Truss, booted from office as U.K. prime minister after just 49 days in the job — an all-time record — is the star attraction Tuesday as her new Popular Conservatives pressure group holds its official launch in Westminster.
The newly-formed caucus of right-wing Tory MPs and candidates wants to “reform Britain’s bureaucratic structures to allow Conservative values to flourish” — and is promising to help Tories “advance these policies across the country, whilst demonstrating their popularity.”
Whether Truss is the right person to win over the British public is another matter.
Fresh polling by Savanta on the eve of the launch finds Truss is the least popular politician in the country, with a net favorability score of minus 54 percent.

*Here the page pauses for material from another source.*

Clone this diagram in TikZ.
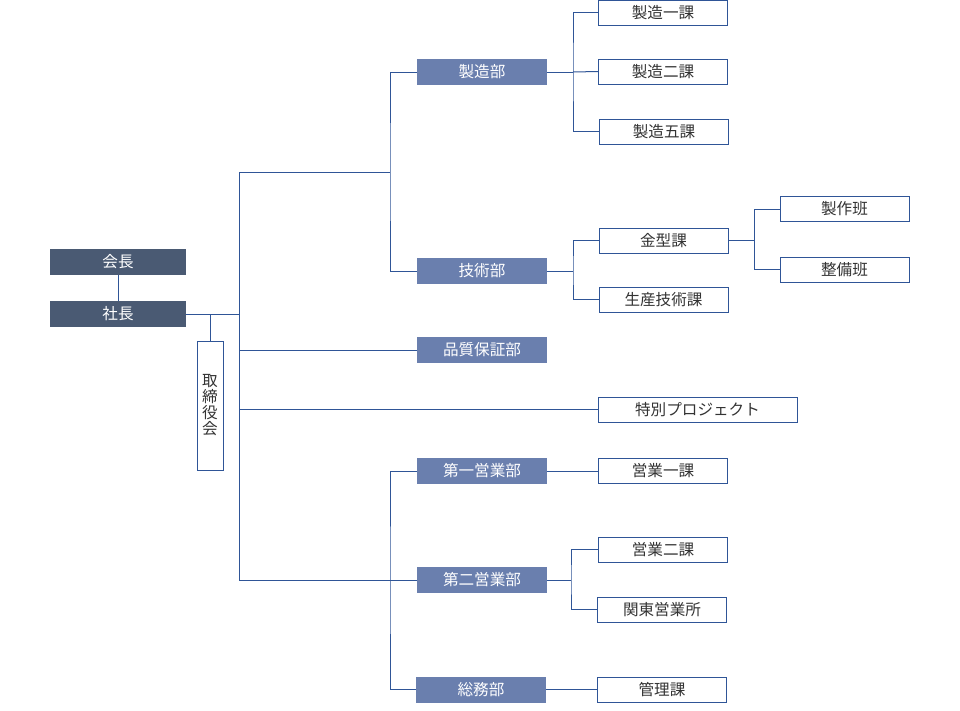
\documentclass[tikz,border=0pt]{standalone}
\usepackage{fontspec}
\setmainfont{Noto Sans CJK JP}
\definecolor{lineblue}{HTML}{2F5597}
\definecolor{darkfill}{HTML}{4A5A73}
\definecolor{midfill}{HTML}{6A7FAE}
\definecolor{txtgray}{HTML}{333333}
\tikzset{
  base/.style={inner sep=0pt, minimum height=26pt, font=\fontsize{15.6}{17}\selectfont},
  darkbox/.style={base, fill=darkfill, text=white, minimum width=136pt},
  midbox/.style={base, fill=midfill, text=white, minimum width=130pt},
  whitebox/.style={base, draw=lineblue, line width=0.9pt, fill=white, text=txtgray, minimum width=129pt, minimum height=25pt},
  conn/.style={draw=lineblue, line width=1pt},
}
\begin{document}
\begin{tikzpicture}[x=1pt,y=-1pt]
\useasboundingbox (0,0) rectangle (960,710);
% nodes
\node[darkbox] (kaicho) at (118,262) {会長};
\node[darkbox] (shacho) at (118,314) {社長};
\node[whitebox, minimum width=26pt, minimum height=129pt, align=center, font=\fontsize{15.6}{16}\selectfont] (tori) at (210,405.5) {取\\締\\役\\会};
\node[midbox] (seizo) at (482,72) {製造部};
\node[whitebox] (s1) at (663,12.5) {製造一課};
\node[whitebox] (s2) at (663,71.5) {製造二課};
\node[whitebox] (s5) at (664,131.5) {製造五課};
\node[midbox] (giju) at (482,271) {技術部};
\node[whitebox] (kana) at (663.5,240.5) {金型課};
\node[whitebox] (seisan) at (663.5,299.5) {生産技術課};
\node[whitebox] (seisaku) at (844.5,209) {製作班};
\node[whitebox] (seibi) at (844.5,269.5) {整備班};
\node[midbox] (hin) at (482,350) {品質保証部};
\node[whitebox, minimum width=199pt] (toku) at (697.5,409.5) {特別プロジェクト};
\node[midbox] (ei1) at (482,471) {第一営業部};
\node[whitebox] (e1k) at (663,471) {営業一課};
\node[midbox] (ei2) at (482,580) {第二営業部};
\node[whitebox] (e2k) at (663,549.5) {営業二課};
\node[whitebox] (kanto) at (662,609.5) {関東営業所};
\node[midbox] (somu) at (481,689.5) {総務部};
\node[whitebox] (kanri) at (662,689.5) {管理課};
% junction coordinates
\coordinate (tTop) at (239,172);
\coordinate (tBot) at (239,580);
\coordinate (bA) at (390,172);
\coordinate (bB) at (390,580);
\coordinate (jS) at (573,72);
\coordinate (jG) at (573,271);
\coordinate (jK) at (754,240.5);
\coordinate (jE) at (571,580);
% connectors
\draw[conn] (kaicho) -- (shacho);
\draw[conn] (shacho.east) -- (shacho.east -| tTop);
\draw[conn] (tori.north) -- (tori.north |- shacho.east);
\draw[conn] (tTop) -- (tBot);
\draw[conn] (tTop) -- (bA);
\draw[conn] (seizo.west) -| (bA) |- (giju.west);
\draw[conn] (hin.west -| tTop) -- (hin.west);
\draw[conn] (toku.west -| tTop) -- (toku.west);
\draw[conn] (tBot) -- (bB);
\draw[conn] (ei1.west) -| (bB) |- (somu.west);
\draw[conn] (bB) -- (ei2.west);
\draw[conn] (seizo.east) -- (jS);
\draw[conn] (s1.west) -| (jS) |- (s5.west);
\draw[conn] (jS) -- (s2.west);
\draw[conn] (giju.east) -- (jG);
\draw[conn] (kana.west) -| (jG) |- (seisan.west);
\draw[conn] (kana.east) -- (jK);
\draw[conn] (seisaku.west) -| (jK) |- (seibi.west);
\draw[conn] (ei1.east) -- (e1k.west);
\draw[conn] (ei2.east) -- (jE);
\draw[conn] (e2k.west) -| (jE) |- (kanto.west);
\draw[conn] (somu.east) -- (kanri.west);
\end{tikzpicture}
\end{document}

“Liz Truss is very unpopular,” says Scarlett Maguire, director at polling consultancy JL Partners.
“Rishi Sunak is doing very badly with the public now, but we should remember that Liz Truss was doing even worse.”
Truss, of course, is still firmly associated with a disastrous seven weeks in office which saw her crash the U.K. economy, sending interest rates spiralling as a result, and then resign after losing command of her own party.
Savanta’s latest polling rates Truss even worse than her chaotic predecessor Boris Johnson, who sits at minus 25 percent; and her beleagured successor Rishi Sunak, who’s on minus 27 percent.